Bon-Ton is increasing its orders on the Liz Claiborne brand, which is in all the retailer’s 268 apparel doors, for spring by “double digits,” according to Tony Buccina, vice chairman and president of The Bon-Ton Stores Inc.

“Isaac raised Liz Claiborne from the dead and did her best line ever,” said Buccina. “He really breathed life into the Liz Claiborne product. It makes you smile looking at the product. It was a wow.…We’re going to reenergize, re-space and refixture our stores.”

Buccina said he hopes the relaunched product will bring the brand back to its glory days, and help the retailer’s business as well.

“They used to be our biggest resource in our company — in the Eighties and Nineties, no other vendor [generated] more margins than Liz Claiborne,” Buccina said. “They just lost their way, with different design help and management, and have been on the slide for about five years. They wanted people to play them down because their product was bad. But they made a bet with Isaac and they won. I think this is going to make them really, really big time. We need them to win and to make the apparel business better in the stores.”

In 2007, Liz Claiborne Inc.’s namesake brand did about $875 million in volume — less than half its peak in the early Nineties. Even stopping the steep sales declines — as much as 50 percent annually in recent years — would be of great relief to the $4 billion Liz Claiborne Inc. The brand represents nearly a quarter of its parent company’s volume — albeit the shrinking portion that is offsetting the growth from power brands like Juicy Couture, Lucky Brand and Kate Spade.

After WWD 10 days ago ran Mizrahi’s sketches of Liz Claiborne’s spring line, the stock price jumped 6 percent to $17.47.

The line had been cut back at stores such as Macy’s or dropped entirely by others, such as Lord & Taylor in 2004.

Richard Baker, ceo of NRDC Equity Partners, which owns Lord & Taylor, said he didn’t know whether Lord & Taylor would bring back the line. But Baker said Hudson’s Bay Co., which NRDC also owns and which operates entirely in Canada, “expects to be an aggressive supporter of the brand in Canada.”

“I thought it was fabulous,” said Baker. “It was really a fresh and new look for the brand.
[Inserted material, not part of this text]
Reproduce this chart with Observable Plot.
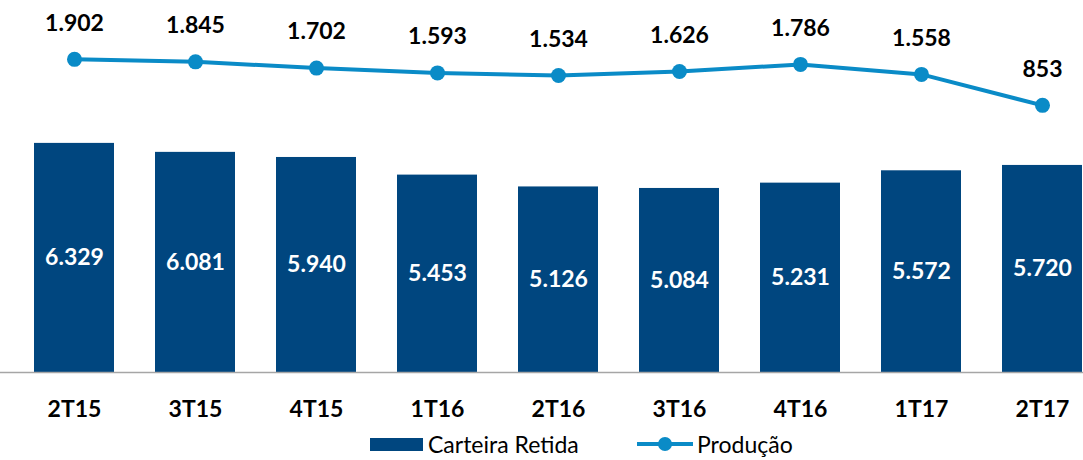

Isaac is obviously very talented and committed to a long-term program.”

In a report last week, analyst Jennifer Black of Jennifer Black & Associates said, “We believe this line will sell-in successfully and retailers who do not buy will be remorseful.”

Black raved about everything from the “new, white fixturing” of the shops to favorite pieces in the line, which she thinks will appeal to a broader audience than just the traditional Liz Claiborne customer.

“The line was better than we imagined in our wildest dreams,” Black said. “The line is chic, fun and fresh with beautiful colors. We love the monochromatic schemes sprinkled with fresh whimsical splashes throughout. The company has taken the new Liz Claiborne logo and created a signature print. Some pieces feature this new signature print lining. Isaac Mizrahi’s team has focused on all the little details that matter, in our opinion. The bright yellow trench forecasts happiness, while the turquoises were as seducing as the Caribbean. The mixture of grays and whites, and stripes and polkadots, exuded a crisp, preppy feeling. The denim collection incorporated asymmetrical lines and fabrics perfect for versatility.”